[Records with drawing code]
* * * *
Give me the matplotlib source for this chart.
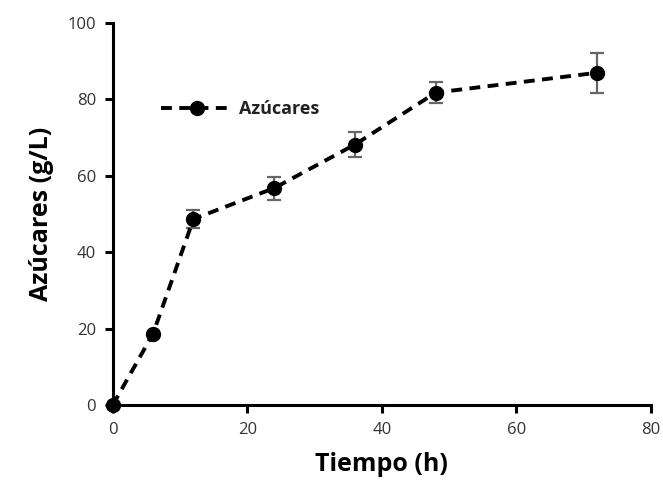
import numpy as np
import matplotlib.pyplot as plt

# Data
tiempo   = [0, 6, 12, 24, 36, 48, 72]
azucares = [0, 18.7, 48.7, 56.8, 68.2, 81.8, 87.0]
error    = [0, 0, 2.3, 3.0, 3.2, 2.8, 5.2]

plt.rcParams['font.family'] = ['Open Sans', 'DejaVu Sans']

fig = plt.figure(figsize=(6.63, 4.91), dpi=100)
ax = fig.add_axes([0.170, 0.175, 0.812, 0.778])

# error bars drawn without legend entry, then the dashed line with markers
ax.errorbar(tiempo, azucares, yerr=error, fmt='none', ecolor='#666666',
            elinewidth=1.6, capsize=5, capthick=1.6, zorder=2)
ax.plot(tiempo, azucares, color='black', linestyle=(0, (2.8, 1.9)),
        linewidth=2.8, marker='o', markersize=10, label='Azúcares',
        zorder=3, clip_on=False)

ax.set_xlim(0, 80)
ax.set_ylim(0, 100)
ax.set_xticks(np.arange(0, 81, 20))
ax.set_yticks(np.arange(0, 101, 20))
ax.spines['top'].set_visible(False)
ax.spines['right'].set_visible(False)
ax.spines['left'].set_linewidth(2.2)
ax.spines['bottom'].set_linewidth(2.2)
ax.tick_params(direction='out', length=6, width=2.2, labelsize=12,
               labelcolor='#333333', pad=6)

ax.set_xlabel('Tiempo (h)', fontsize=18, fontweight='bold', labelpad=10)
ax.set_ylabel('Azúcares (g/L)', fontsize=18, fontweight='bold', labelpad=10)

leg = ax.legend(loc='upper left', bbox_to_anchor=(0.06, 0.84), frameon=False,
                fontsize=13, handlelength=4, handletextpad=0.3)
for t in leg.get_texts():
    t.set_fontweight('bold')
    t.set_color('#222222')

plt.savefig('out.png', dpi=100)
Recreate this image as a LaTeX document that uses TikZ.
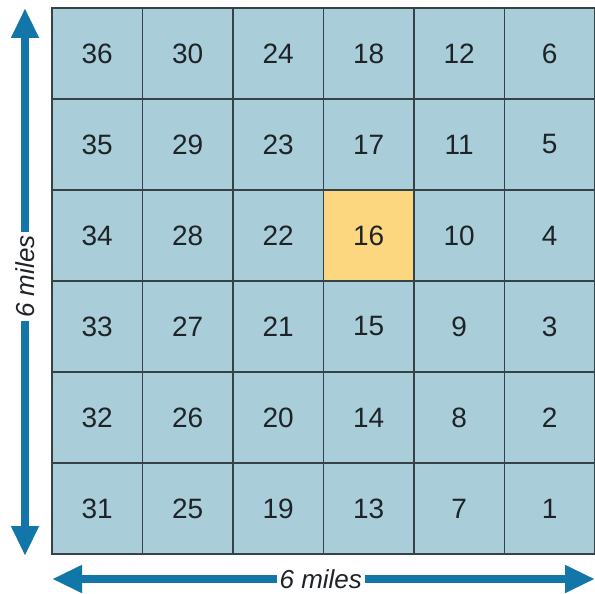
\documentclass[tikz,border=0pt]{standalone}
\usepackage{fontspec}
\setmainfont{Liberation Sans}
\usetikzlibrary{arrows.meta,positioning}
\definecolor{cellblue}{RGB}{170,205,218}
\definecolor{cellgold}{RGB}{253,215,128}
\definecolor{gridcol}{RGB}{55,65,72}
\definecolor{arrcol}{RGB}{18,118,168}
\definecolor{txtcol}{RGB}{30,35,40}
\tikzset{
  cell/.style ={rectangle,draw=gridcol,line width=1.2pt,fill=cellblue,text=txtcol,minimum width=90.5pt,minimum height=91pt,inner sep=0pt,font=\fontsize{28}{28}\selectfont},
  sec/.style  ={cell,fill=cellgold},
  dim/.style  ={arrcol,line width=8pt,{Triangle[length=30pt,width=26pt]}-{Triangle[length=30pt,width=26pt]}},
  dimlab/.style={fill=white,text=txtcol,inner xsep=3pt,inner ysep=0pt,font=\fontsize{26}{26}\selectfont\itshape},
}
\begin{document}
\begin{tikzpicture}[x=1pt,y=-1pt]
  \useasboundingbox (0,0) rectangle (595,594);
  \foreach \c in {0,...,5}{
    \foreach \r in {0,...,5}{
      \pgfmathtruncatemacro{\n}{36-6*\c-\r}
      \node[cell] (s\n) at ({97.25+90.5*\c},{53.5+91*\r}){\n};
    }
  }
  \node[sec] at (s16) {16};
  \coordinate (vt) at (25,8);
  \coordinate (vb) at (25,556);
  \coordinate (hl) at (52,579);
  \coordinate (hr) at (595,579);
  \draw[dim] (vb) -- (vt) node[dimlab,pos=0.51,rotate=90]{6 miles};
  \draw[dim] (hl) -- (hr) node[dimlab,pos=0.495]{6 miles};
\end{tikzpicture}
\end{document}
* * * *
Start at the first line of the records and write out everything up to and including the line containing "(g/L)', fontsize=18, fontweight='bold', labelpad=10)". No pictures.

Give me the matplotlib source for this chart.
import numpy as np
import matplotlib.pyplot as plt

# Data
tiempo   = [0, 6, 12, 24, 36, 48, 72]
azucares = [0, 18.7, 48.7, 56.8, 68.2, 81.8, 87.0]
error    = [0, 0, 2.3, 3.0, 3.2, 2.8, 5.2]

plt.rcParams['font.family'] = ['Open Sans', 'DejaVu Sans']

fig = plt.figure(figsize=(6.63, 4.91), dpi=100)
ax = fig.add_axes([0.170, 0.175, 0.812, 0.778])

# error bars drawn without legend entry, then the dashed line with markers
ax.errorbar(tiempo, azucares, yerr=error, fmt='none', ecolor='#666666',
            elinewidth=1.6, capsize=5, capthick=1.6, zorder=2)
ax.plot(tiempo, azucares, color='black', linestyle=(0, (2.8, 1.9)),
        linewidth=2.8, marker='o', markersize=10, label='Azúcares',
        zorder=3, clip_on=False)

ax.set_xlim(0, 80)
ax.set_ylim(0, 100)
ax.set_xticks(np.arange(0, 81, 20))
ax.set_yticks(np.arange(0, 101, 20))
ax.spines['top'].set_visible(False)
ax.spines['right'].set_visible(False)
ax.spines['left'].set_linewidth(2.2)
ax.spines['bottom'].set_linewidth(2.2)
ax.tick_params(direction='out', length=6, width=2.2, labelsize=12,
               labelcolor='#333333', pad=6)

ax.set_xlabel('Tiempo (h)', fontsize=18, fontweight='bold', labelpad=10)
ax.set_ylabel('Azúcares (g/L)', fontsize=18, fontweight='bold', labelpad=10)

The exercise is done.